Keahbone, a Native American with heritage from the Comanche, Kiowa and Cherokee tribes, presented himself as a capable person to bring SBC committee and trustee representation in line with SBC ethnic diversity. He acknowledged that those of his heritage are likely represented in the “other” category when ethnicity is tabulated.

“I think the first step is to elect a Brown president,” Keahbone said. “That will help you a lot.”

Associational leaders hear from presidential candidates

On Sunday evening (June 9), Southern Baptist associational leaders heard from the six candidates on the topic of the importance of Southern Baptist associations. At the annual meeting of the Southern Baptist Conference of Associational Leaders, each candidate was asked: What are the most significant contributions associations make to the SBC ecosystem?

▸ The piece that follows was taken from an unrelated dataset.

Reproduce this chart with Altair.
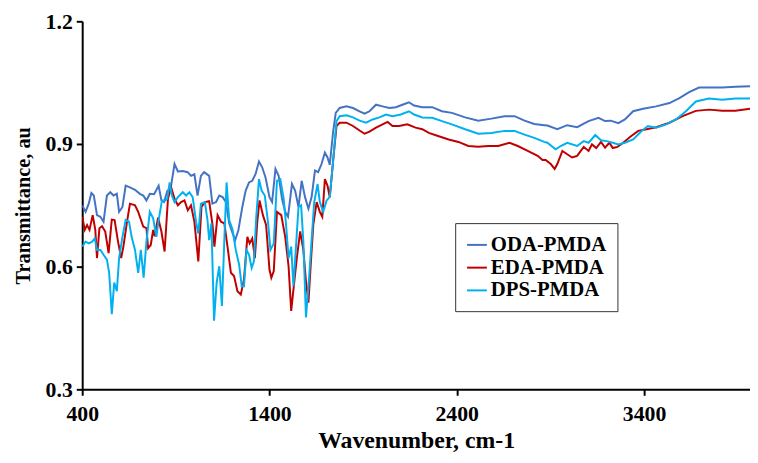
import altair as alt
import pandas as pd

# ---- data ----
oda_x = [400, 418, 435, 449, 462, 479, 497, 514, 532, 550, 567, 585, 597, 615, 632, 655, 682, 708, 726, 743,
         761, 784, 808, 823, 837, 855, 872, 893, 911, 937, 963, 981, 999, 1016, 1034, 1051, 1078, 1095,
         1115, 1132, 1150, 1167, 1185, 1203, 1217, 1234, 1255, 1273, 1291, 1308, 1326, 1344, 1361, 1379,
         1400, 1414, 1432, 1449, 1467, 1484, 1499, 1520, 1537, 1555, 1572, 1590, 1608, 1625, 1643, 1660,
         1678, 1696, 1710, 1722, 1740, 1754, 1775, 1811, 1846, 1881, 1908, 1934, 1969, 2004, 2040, 2075,
         2110, 2145, 2172, 2216, 2269, 2321, 2374, 2445, 2515, 2585, 2656, 2709, 2762, 2814, 2867, 2884,
         2937, 2990, 3043, 3104, 3157, 3192, 3222, 3263, 3298, 3342, 3395, 3465, 3536, 3589, 3641, 3694,
         3747, 3818, 3888, 3966]
oda_y = [0.750, 0.734, 0.754, 0.780, 0.774, 0.726, 0.722, 0.710, 0.774, 0.782, 0.774, 0.778, 0.734, 0.746,
         0.798, 0.794, 0.788, 0.778, 0.774, 0.762, 0.778, 0.777, 0.798, 0.762, 0.758, 0.786, 0.790, 0.851,
         0.833, 0.834, 0.831, 0.822, 0.826, 0.774, 0.822, 0.831, 0.822, 0.754, 0.758, 0.774, 0.770, 0.758,
         0.706, 0.682, 0.665, 0.689, 0.746, 0.786, 0.806, 0.810, 0.827, 0.857, 0.843, 0.818, 0.770, 0.758,
         0.839, 0.822, 0.766, 0.734, 0.722, 0.802, 0.786, 0.746, 0.810, 0.770, 0.742, 0.770, 0.835, 0.831,
         0.851, 0.879, 0.867, 0.849, 0.930, 0.976, 0.988, 0.992, 0.988, 0.980, 0.974, 0.980, 0.996, 0.992,
         0.988, 0.990, 0.996, 1.002, 0.994, 0.990, 0.990, 0.980, 0.976, 0.965, 0.957, 0.962, 0.968, 0.968,
         0.957, 0.949, 0.946, 0.945, 0.936, 0.946, 0.941, 0.956, 0.964, 0.956, 0.957, 0.951, 0.960, 0.980,
         0.986, 0.992, 1.000, 1.012, 1.027, 1.038, 1.038, 1.038, 1.040, 1.041]

eda_x = [400, 414, 426, 439, 456, 470, 479, 492, 506, 523, 541, 558, 573, 590, 608, 620, 638, 655, 682, 699,
         726, 743, 752, 766, 779, 787, 805, 823, 840, 858, 875, 893, 911, 928, 946, 964, 981, 999, 1020,
         1037, 1055, 1078, 1096, 1106, 1123, 1141, 1159, 1176, 1194, 1211, 1229, 1247, 1264, 1282, 1294,
         1308, 1322, 1335, 1347, 1365, 1382, 1400, 1410, 1423, 1440, 1463, 1484, 1502, 1516, 1528, 1546,
         1564, 1581, 1594, 1608, 1622, 1634, 1652, 1669, 1682, 1696, 1710, 1722, 1740, 1758, 1775, 1811,
         1846, 1881, 1908, 1934, 1969, 2004, 2031, 2057, 2092, 2136, 2180, 2216, 2251, 2304, 2357, 2409,
         2462, 2515, 2568, 2621, 2682, 2726, 2779, 2832, 2858, 2875, 2902, 2923, 2937, 2964, 2990, 3016,
         3043, 3078, 3104, 3122, 3145, 3170, 3192, 3215, 3233, 3258, 3289, 3325, 3369, 3413, 3465, 3536,
         3606, 3677, 3747, 3818, 3888, 3966]
eda_y = [0.722, 0.690, 0.702, 0.690, 0.726, 0.690, 0.621, 0.694, 0.699, 0.686, 0.633, 0.715, 0.714, 0.665,
         0.621, 0.649, 0.706, 0.754, 0.750, 0.734, 0.698, 0.694, 0.645, 0.653, 0.690, 0.674, 0.720, 0.686,
         0.637, 0.766, 0.794, 0.766, 0.750, 0.758, 0.762, 0.738, 0.750, 0.710, 0.613, 0.746, 0.758, 0.760,
         0.702, 0.649, 0.726, 0.710, 0.706, 0.649, 0.585, 0.577, 0.540, 0.532, 0.569, 0.673, 0.657, 0.669,
         0.621, 0.710, 0.762, 0.726, 0.702, 0.593, 0.573, 0.589, 0.734, 0.726, 0.673, 0.601, 0.492, 0.544,
         0.621, 0.686, 0.641, 0.569, 0.512, 0.617, 0.702, 0.758, 0.734, 0.722, 0.814, 0.798, 0.770, 0.859,
         0.944, 0.952, 0.952, 0.944, 0.933, 0.925, 0.930, 0.940, 0.948, 0.954, 0.944, 0.944, 0.948, 0.940,
         0.936, 0.927, 0.919, 0.911, 0.905, 0.895, 0.893, 0.895, 0.895, 0.903, 0.895, 0.883, 0.871, 0.861,
         0.861, 0.851, 0.839, 0.851, 0.883, 0.875, 0.867, 0.871, 0.893, 0.883, 0.899, 0.890, 0.905, 0.891,
         0.903, 0.890, 0.893, 0.903, 0.917, 0.932, 0.936, 0.941, 0.952, 0.968, 0.981, 0.984, 0.981, 0.981,
         0.986]

dps_x = [400, 418, 435, 453, 467, 479, 497, 514, 532, 544, 558, 571, 585, 597, 615, 632, 650, 664, 682, 699,
         713, 728, 743, 761, 779, 796, 808, 826, 844, 854, 867, 879, 893, 911, 937, 955, 972, 990, 1008,
         1020, 1034, 1055, 1069, 1078, 1090, 1104, 1118, 1132, 1146, 1159, 1171, 1185, 1203, 1220, 1238,
         1252, 1264, 1277, 1291, 1305, 1317, 1329, 1344, 1358, 1375, 1393, 1405, 1423, 1440, 1458, 1476,
         1488, 1502, 1516, 1528, 1541, 1555, 1569, 1581, 1595, 1611, 1625, 1639, 1657, 1669, 1687, 1705,
         1722, 1740, 1758, 1775, 1811, 1846, 1881, 1916, 1951, 1987, 2022, 2057, 2101, 2145, 2172, 2216,
         2269, 2321, 2374, 2445, 2515, 2585, 2656, 2709, 2762, 2814, 2867, 2884, 2928, 2955, 2990, 3043,
         3078, 3104, 3140, 3170, 3201, 3233, 3263, 3298, 3342, 3386, 3421, 3465, 3518, 3571, 3624, 3677,
         3747, 3818, 3888, 3966]
dps_y = [0.649, 0.661, 0.657, 0.661, 0.669, 0.641, 0.641, 0.629, 0.617, 0.585, 0.484, 0.561, 0.540, 0.621,
         0.673, 0.714, 0.710, 0.673, 0.641, 0.585, 0.641, 0.573, 0.661, 0.734, 0.718, 0.673, 0.714, 0.762,
         0.762, 0.766, 0.806, 0.774, 0.758, 0.770, 0.782, 0.774, 0.782, 0.770, 0.710, 0.681, 0.754, 0.758,
         0.714, 0.665, 0.706, 0.468, 0.561, 0.601, 0.504, 0.665, 0.806, 0.714, 0.690, 0.641, 0.605, 0.552,
         0.552, 0.641, 0.629, 0.597, 0.613, 0.718, 0.814, 0.786, 0.774, 0.706, 0.641, 0.657, 0.810, 0.814,
         0.766, 0.706, 0.621, 0.649, 0.552, 0.645, 0.746, 0.750, 0.661, 0.476, 0.569, 0.665, 0.758, 0.802,
         0.758, 0.734, 0.762, 0.770, 0.859, 0.956, 0.968, 0.970, 0.965, 0.957, 0.952, 0.960, 0.965, 0.972,
         0.968, 0.972, 0.980, 0.972, 0.965, 0.964, 0.956, 0.948, 0.936, 0.925, 0.927, 0.932, 0.932, 0.923,
         0.915, 0.905, 0.903, 0.887, 0.895, 0.903, 0.895, 0.907, 0.903, 0.922, 0.909, 0.907, 0.903, 0.899,
         0.903, 0.911, 0.931, 0.944, 0.940, 0.948, 0.960, 0.980, 1.004, 1.011, 1.008, 1.011, 1.011]

series_names = ["ODA-PMDA", "EDA-PMDA", "DPS-PMDA"]
series_colors = ["#4472C4", "#C00000", "#00B0F0"]
x_ticks = [400, 1400, 2400, 3400]
y_ticks = [0.3, 0.6, 0.9, 1.2]

frames = []
for i, (name, xs, ys) in enumerate(zip(series_names, [oda_x, eda_x, dps_x], [oda_y, eda_y, dps_y])):
    frames.append(pd.DataFrame({"wn": xs, "t": ys, "series": name, "ord": i}))
df = pd.concat(frames, ignore_index=True)

FONT = "Liberation Serif"

chart = alt.Chart(df).mark_line(strokeWidth=2, clip=True).encode(
    x=alt.X("wn:Q", scale=alt.Scale(domain=[400, 3966], nice=False, zero=False),
            axis=alt.Axis(values=x_ticks, title="Wavenumber, cm-1", format="d", grid=False,
                          labelFlush=False, labelFontSize=22, titleFontSize=24,
                          labelPadding=9, titlePadding=4)),
    y=alt.Y("t:Q", scale=alt.Scale(domain=[0.3, 1.2], nice=False, zero=False),
            axis=alt.Axis(values=y_ticks, title="Transmittance, au", format=".1f", grid=False,
                          labelFlush=False, labelFontSize=22, titleFontSize=20.5,
                          labelPadding=4, titlePadding=12)),
    color=alt.Color("series:N", scale=alt.Scale(domain=series_names, range=series_colors),
                    legend=alt.Legend(title=None, orient="none", legendX=377, legendY=204,
                                      symbolType="stroke", symbolSize=400, symbolStrokeWidth=2,
                                      labelFontSize=21, labelFont=FONT, labelFontWeight="bold",
                                      labelColor="black", padding=11, rowPadding=2, labelOffset=3,
                                      fillColor="white", strokeColor="#333333",
                                      labelLimit=300)),
    detail="series:N",
    order=alt.Order("wn:Q"),
).properties(
    width=675, height=372,
    autosize=alt.AutoSizeParams(type="none"),
    padding={"left": 75, "top": 11, "right": 0, "bottom": 70},
).configure_view(stroke=None).configure_axis(
    labelFont=FONT, titleFont=FONT, labelFontWeight="bold", titleFontWeight="bold",
    labelColor="black", titleColor="black", domainColor="black", tickColor="black",
    domainWidth=2, tickWidth=2, tickSize=6,
)

chart.save("out.html", embed_options={"renderer": "svg", "actions": False})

Here is how they responded:

  • Moore told associational leaders he thought they played an important role in encouraging pastors and churches. He also noted the value of associations to encourage greater cooperation among churches.
  • Pressley noted both the importance of encouraging pastors and helping to connect healthy churches with struggling ones. He referred to his own church’s experience working with associational leaders in this.
  • Frank described the importance of associational leaders’ role of encouraging evangelism within their association.
  • Spencer pointed to the role of associational missions strategists in pastor and church wellness. He described his own experience with his local AMS who has stepped in and helped struggling churches nearby.
  • Keahbone specifically thanked the spouses of associational leaders for their contribution to their associations. He described the importance of associational leaders in caring for local pastors.
  • Besides expressing his own relationships with associational leaders during his 50-plus years of ministry, Allen pointed to the roles of starting churches, strengthening churches, and connecting churches as vital to the future of Southern Baptist work.

Each candidate also shared a prayer request, and attendees ended the forum by praying for the candidates.